-- WHAT TO WORK ON --
Set down the material below word for word, excluding the pictures.

[Source code of charts]
____________________
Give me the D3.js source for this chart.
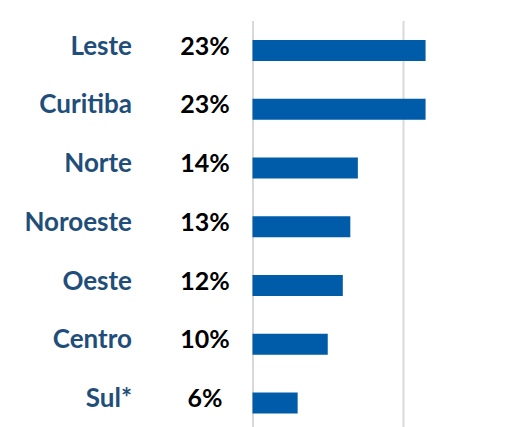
<!DOCTYPE html>
<html>
<head>
<meta charset="utf-8">
<script src="https://cdn.jsdelivr.net/npm/d3@7"></script>
<style>
  body { margin: 0; background: #fff; }
  .name { font-family: Lato, sans-serif; font-weight: 700; fill: #1f4e7a; }
  .pct { font-family: Lato, sans-serif; font-weight: 700; fill: #000; }
  .grid line { stroke: #d9d9d9; stroke-width: 2; }
</style>
</head>
<body>
<div id="chart-area"></div>
<script>
// chart data
let regions = ["Leste", "Curitiba", "Norte", "Noroeste", "Oeste", "Centro", "Sul*"];
let shares = [23, 23, 14, 13, 12, 10, 6];
let gridTicks = [0, 20];

let width = 531,
	height = 427;

let svg = d3.select("#chart-area")
			.append("svg")
			.attr("width", width)
			.attr("height", height);

let xScale = d3.scaleLinear()
			.domain([0, 20])
			.range([252.5, 403]);

let yScale = d3.scalePoint()
			.domain(regions)
			.range([50.5, 403]);

let barH = 21;

// vertical gridlines
let xAxis = d3.axisTop(xScale)
			.tickValues(gridTicks)
			.tickSize(-(height - 21))
			.tickFormat("");

svg.append("g")
	.attr("class", "grid")
	.attr("transform", "translate(0,21)")
	.call(xAxis)
	.call(g => g.select(".domain").remove());

let data = regions.map((r, i) => ({ region: r, value: shares[i] }));

svg.selectAll("rect.bar")
	.data(data)
	.enter()
	.append("rect")
	.attr("class", "bar")
	.attr("x", xScale(0))
	.attr("y", d => yScale(d.region) - barH / 2)
	.attr("width", d => xScale(d.value) - xScale(0))
	.attr("height", barH)
	.attr("fill", "#005ca9");

svg.selectAll("text.name")
	.data(data)
	.enter()
	.append("text")
	.attr("class", "name")
	.attr("x", 132)
	.attr("y", d => yScale(d.region) + 4)
	.attr("text-anchor", "end")
	.attr("font-size", 26)
	.text(d => d.region);

svg.selectAll("text.pct")
	.data(data)
	.enter()
	.append("text")
	.attr("class", "pct")
	.attr("x", 205)
	.attr("y", d => yScale(d.region) + 4)
	.attr("text-anchor", "middle")
	.attr("font-size", 25)
	.text(d => d.value + "%");
</script>
</body>
</html>
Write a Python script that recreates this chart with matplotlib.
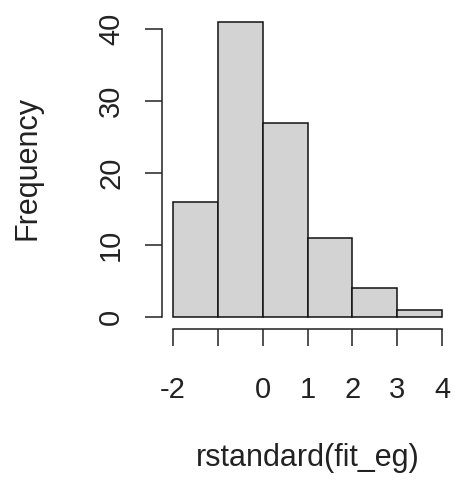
____________________
-- EXERCISE ANSWER --
Give me the D3.js source for this chart.
<!DOCTYPE html>
<html>
<head>
<meta charset="utf-8">
<script src="https://cdn.jsdelivr.net/npm/d3@7"></script>
<style>
  body { margin: 0; background: #fff; }
  .name { font-family: Lato, sans-serif; font-weight: 700; fill: #1f4e7a; }
  .pct { font-family: Lato, sans-serif; font-weight: 700; fill: #000; }
  .grid line { stroke: #d9d9d9; stroke-width: 2; }
</style>
</head>
<body>
<div id="chart-area"></div>
<script>
// chart data
let regions = ["Leste", "Curitiba", "Norte", "Noroeste", "Oeste", "Centro", "Sul*"];
let shares = [23, 23, 14, 13, 12, 10, 6];
let gridTicks = [0, 20];

let width = 531,
	height = 427;

let svg = d3.select("#chart-area")
			.append("svg")
			.attr("width", width)
			.attr("height", height);

let xScale = d3.scaleLinear()
			.domain([0, 20])
			.range([252.5, 403]);

let yScale = d3.scalePoint()
			.domain(regions)
			.range([50.5, 403]);

let barH = 21;

// vertical gridlines
let xAxis = d3.axisTop(xScale)
			.tickValues(gridTicks)
			.tickSize(-(height - 21))
			.tickFormat("");

svg.append("g")
	.attr("class", "grid")
	.attr("transform", "translate(0,21)")
	.call(xAxis)
	.call(g => g.select(".domain").remove());

let data = regions.map((r, i) => ({ region: r, value: shares[i] }));

svg.selectAll("rect.bar")
	.data(data)
	.enter()
	.append("rect")
	.attr("class", "bar")
	.attr("x", xScale(0))
	.attr("y", d => yScale(d.region) - barH / 2)
	.attr("width", d => xScale(d.value) - xScale(0))
	.attr("height", barH)
	.attr("fill", "#005ca9");

svg.selectAll("text.name")
	.data(data)
	.enter()
	.append("text")
	.attr("class", "name")
	.attr("x", 132)
	.attr("y", d => yScale(d.region) + 4)
	.attr("text-anchor", "end")
	.attr("font-size", 26)
	.text(d => d.region);

svg.selectAll("text.pct")
	.data(data)
	.enter()
	.append("text")
	.attr("class", "pct")
	.attr("x", 205)
	.attr("y", d => yScale(d.region) + 4)
	.attr("text-anchor", "middle")
	.attr("font-size", 25)
	.text(d => d.value + "%");
</script>
</body>
</html>
Write a Python script that recreates this chart with matplotlib.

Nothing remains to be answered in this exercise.